Publié le 18 février 2009 par Isabelle Debruys
J'ai accepté la proposition la plus classique: on est dans un hôtel, dans le beau salon d'un bel hôtel, près d'une fenêtre, moi dans un fauteuil confortable, l'oeil irrésistiblement attiré par l'extérieur. Ce n'est pas qu'il m'ennuie, ce jeune homme, c'est que c'est inévitable: il va me poser des questions. Je perçois une forme sur ma gauche, quelqu'un va prendre des photos, et c'est plus fort que moi, je tourne légèrement tout le buste pour lui présenter mon dos. C'est enfantin, je sais bien qu'il ne va pas se laisser faire, mais je n'y peux rien: j'ai horreur qu'on me prenne en photo, d'autant que plus je vieillis, moins je suis photogénique, ce qui est diablement embêtant pour quelqu'un qui devient auteur à mon âge. Comme il a bien fallu que je propose une zone de mon corps un peu plus présentable, me voici de trois quart. Alors je secoue mes cheveux pour les faire tomber sur mes yeux, mais ma frange est trop courte. C'est assommant, des cheveux qui ne poussent pas. Comment vous est venu l'écriture?

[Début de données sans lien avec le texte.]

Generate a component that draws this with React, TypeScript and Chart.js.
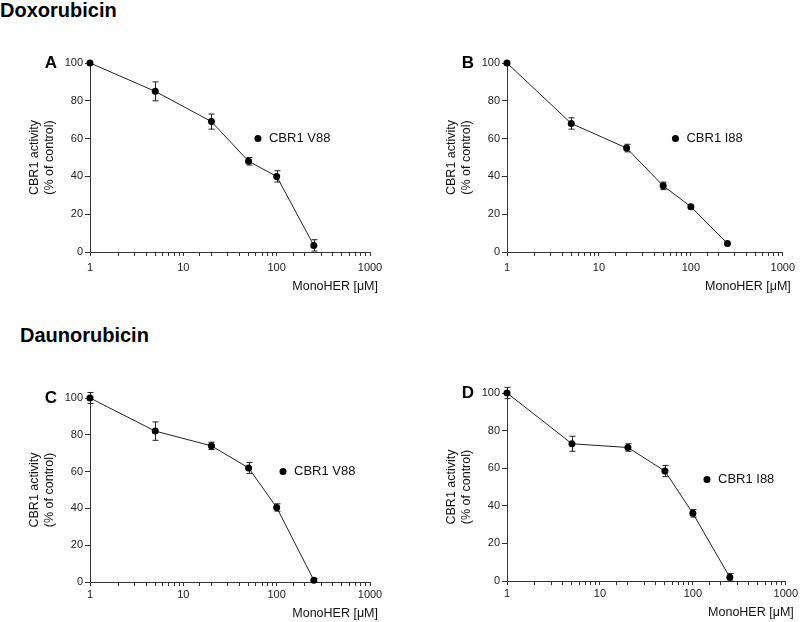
import React, { useEffect, useRef } from "react";
import { Chart, registerables } from "chart.js";
Chart.register(...registerables);

const FONT = "'Liberation Sans', Arial, Helvetica, sans-serif";

// MonoHER concentrations (µM)
const concentrations = [1, 5, 20, 50, 100, 250];

// Doxorubicin
const doxV88 = [100, 85, 69, 48, 40, 3.5];
const doxV88Err = [0, 5, 4, 2, 3, 3];
const doxI88 = [100, 68, 55, 35, 24, 4.5];
const doxI88Err = [0, 3, 2, 2, 0, 0];

// Daunorubicin
const daunV88 = [100, 82, 74, 62, 40.5, 1];
const daunV88Err = [3, 5, 2, 3, 2, 1];
const daunI88 = [100, 73, 71, 58.5, 36, 2];
const daunI88Err = [3, 4, 2, 3, 2, 2];

const xTickLabels = ["1", "10", "100", "1000"];
const yTickStep = 20;
const yMin = 0;
const yMax = 100;
const xMin = 1;
const xMax = 1000;

const yTitle = ["CBR1 activity", "(% of control)"];
const xTitle = "MonoHER [\u03BCM]";

type PanelCfg = {
  letter: string;
  series: string;
  y: number[];
  err: number[];
  legendX: number;
  legendY: number;
  left: number;
  top: number;
  width: number;
  height: number;
  padT: number;
  padR: number;
  axisW: number;
  xAxisH: number;
  xTickPad: number;
  xTitleGap: number;
};

const panels: PanelCfg[] = [
  { letter: "A", series: "CBR1 V88", y: doxV88, err: doxV88Err, legendX: 63, legendY: 60,
    left: 0, top: 0, width: 400, height: 300, padT: 63, padR: 30, axisW: 90, xAxisH: 48, xTickPad: 5, xTitleGap: 35 },
  { letter: "B", series: "CBR1 I88", y: doxI88, err: doxI88Err, legendX: 68, legendY: 60,
    left: 400, top: 0, width: 400, height: 300, padT: 63, padR: 13, axisW: 107, xAxisH: 48, xTickPad: 5, xTitleGap: 35 },
  { letter: "C", series: "CBR1 V88", y: daunV88, err: daunV88Err, legendX: 117, legendY: 60,
    left: 0, top: 311, width: 400, height: 311, padT: 87, padR: 30, axisW: 90, xAxisH: 40, xTickPad: 2, xTitleGap: 32 },
  { letter: "D", series: "CBR1 I88", y: daunI88, err: daunI88Err, legendX: 142, legendY: 54,
    left: 400, top: 311, width: 400, height: 311, padT: 82, padR: 13, axisW: 107, xAxisH: 41, xTickPad: 2, xTitleGap: 32 },
];

function makeDecor(p: PanelCfg) {
  return {
    id: "decor" + p.letter,
    beforeDatasetsDraw(chart: any) {
      const ctx = chart.ctx;
      const xs = chart.scales.x;
      const ys = chart.scales.y;
      ctx.save();
      ctx.strokeStyle = "#222";
      ctx.lineWidth = 1;
      concentrations.forEach((xv, i) => {
        const e = p.err[i];
        if (!e) return;
        const px = Math.round(xs.getPixelForValue(xv)) + 0.5;
        const t = ys.getPixelForValue(p.y[i] + e);
        const b = ys.getPixelForValue(p.y[i] - e);
        ctx.beginPath();
        ctx.moveTo(px, t);
        ctx.lineTo(px, b);
        ctx.moveTo(px - 3, t);
        ctx.lineTo(px + 3, t);
        ctx.moveTo(px - 3, b);
        ctx.lineTo(px + 3, b);
        ctx.stroke();
      });
      ctx.restore();
    },
    afterDraw(chart: any) {
      const ctx = chart.ctx;
      const a = chart.chartArea;
      const xs = chart.scales.x;
      const ys = chart.scales.y;
      ctx.save();
      // panel letter
      ctx.fillStyle = "#000";
      ctx.font = `bold 17px ${FONT}`;
      ctx.textAlign = "right";
      ctx.textBaseline = "middle";
      ctx.fillText(p.letter, a.left - 33, a.top);
      // legend
      const lx = xs.getPixelForValue(p.legendX);
      const ly = ys.getPixelForValue(p.legendY);
      ctx.beginPath();
      ctx.arc(lx, ly, 3.5, 0, Math.PI * 2);
      ctx.fill();
      ctx.font = `13px ${FONT}`;
      ctx.textAlign = "left";
      ctx.fillStyle = "#111";
      ctx.fillText(p.series, lx + 11, ly);
      // x title
      ctx.font = `12.5px ${FONT}`;
      ctx.textAlign = "right";
      ctx.fillText(xTitle, a.right + 8, a.bottom + p.xTitleGap);
      ctx.restore();
    },
  };
}

function PanelChart({ p }: { p: PanelCfg }) {
  const ref = useRef<HTMLCanvasElement | null>(null);
  useEffect(() => {
    if (!ref.current) return;
    const data = concentrations.map((x, i) => ({ x, y: p.y[i] }));
    const chart = new Chart(ref.current, {
      type: "line",
      data: {
        datasets: [
          {
            label: p.series,
            data,
            borderColor: "#222",
            borderWidth: 1,
            backgroundColor: "#000",
            pointBackgroundColor: "#000",
            pointBorderColor: "#000",
            pointRadius: 3.5,
            pointBorderWidth: 0,
            tension: 0,
            clip: false as any,
          },
        ],
      },
      options: {
        responsive: false,
        animation: false,
        events: [],
        layout: { padding: { left: 0, right: p.padR, top: p.padT, bottom: 0 } },
        plugins: { legend: { display: false }, tooltip: { enabled: false } },
        scales: {
          x: {
            type: "logarithmic",
            min: xMin,
            max: xMax,
            afterFit: (s: any) => { s.height = p.xAxisH; },
            grid: { drawOnChartArea: false, drawTicks: true, tickLength: 4, color: "#333", tickColor: "#333" },
            border: { display: true, color: "#333", width: 1 },
            ticks: {
              autoSkip: false,
              maxRotation: 0,
              padding: p.xTickPad,
              color: "#222",
              font: { family: FONT, size: 11 },
              callback: (v: any) => {
                const s = String(Number(v));
                return xTickLabels.includes(s) ? s : "";
              },
            },
          },
          y: {
            min: yMin,
            max: yMax,
            afterFit: (s: any) => { s.width = p.axisW; },
            grid: { drawOnChartArea: false, drawTicks: true, tickLength: 5, color: "#333", tickColor: "#333" },
            border: { display: true, color: "#333", width: 1 },
            ticks: {
              stepSize: yTickStep,
              padding: 2,
              color: "#222",
              font: { family: FONT, size: 11 },
            },
            title: {
              display: true,
              text: yTitle,
              color: "#111",
              font: { family: FONT, size: 12.5, lineHeight: 1.2 },
              padding: { top: p.axisW - 55 - 7.5, bottom: 0 },
            },
          },
        },
      } as any,
      plugins: [makeDecor(p)],
    });
    return () => chart.destroy();
  }, [p]);
  return (
    <canvas
      ref={ref}
      width={p.width}
      height={p.height}
      style={{ position: "absolute", left: p.left, top: p.top, width: p.width, height: p.height, display: "block" }}
    />
  );
}

export default function App() {
  const titleStyle: React.CSSProperties = {
    position: "absolute",
    fontFamily: FONT,
    fontWeight: "bold",
    fontSize: 20,
    lineHeight: "20px",
    color: "#000",
    margin: 0,
    whiteSpace: "nowrap",
  };
  return (
    <div style={{ position: "absolute", left: 0, top: 0, width: 800, height: 622, background: "#fff", overflow: "hidden" }}>
      <div style={{ ...titleStyle, left: 0, top: 0 }}>Doxorubicin</div>
      <div style={{ ...titleStyle, left: 20, top: 325 }}>Daunorubicin</div>
      {panels.map((p) => (
        <PanelChart key={p.letter} p={p} />
      ))}
    </div>
  );
}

Poser des questions est très indiscret, mais y répondre l'est encore plus. C'est un aphorisme d'Oscar Wilde, mais je ne lui dis pas. Aujourd'hui, en plus d'être agacée, je suis butée. Alors je me tais. J'ai envie de sortir. Il fait un temps splendide, il faudrait flâner, filer dans les jardins du Louvre, sentir je ne sais quoi de léger, faire un saut dans la librairie anglaise, puis aller prendre un chocolat chaud. Je ne sais pas. L'écriture est très indépendante, vous savez. Il devrait se renfrogner mais il est bien élevé, il sourit. On me dit qu'on peut faire les photos en studio. Je réponds très vite que non, puisqu'on est tous là. Au moins, ici, je peux être absorbée par les gens qui passent, par le garçon qui m'apporte mon verre, je peux même ne penser qu'au moelleux du fauteuil et prendre les airs que je veux. Quand avez-vous commencé à écrire? Ce doit être un mystère très grand, sans doute, pour demander à tous les auteurs qu'on a sous la main de le dissiper. Vers dix ans, j'ai écrit ce que je croyais être de la poésie. Puis pendant vingt-cinq ans, j'ai appris à écrire. Je suis lente, que voulez-vous, et l'écriture ne se brusque pas, en tous les cas, pas la mienne qui est libre comme l'air. Il ne semble pas étonné, nous buvons une gorgée, il poursuit, je réponds, parfois à côté, parfois en mentant. J'ai envie de partir à la mer, je calcule que je peux être en Normandie ce soir, je suis pensive, il se dit que ce sont des manies d'écrivain et me pardonne mes absences. Du coup, je lui pardonne ses questions et je prends même des poses catastrophiques pour le photographe qui en a vu d'autres mais que j'espère très doué. Deux heures plus tard, tout est terminé. Ils vont garder des choses, pas d'autres, c'est comme je veux. Je fais oui, oui, et, enfin, je souris vraiment: je vais partir pour New York, il me faut un océan entre moi et tout cela, et une langue qui rend les réponses aux questions insistantes beaucoup moins compliquées.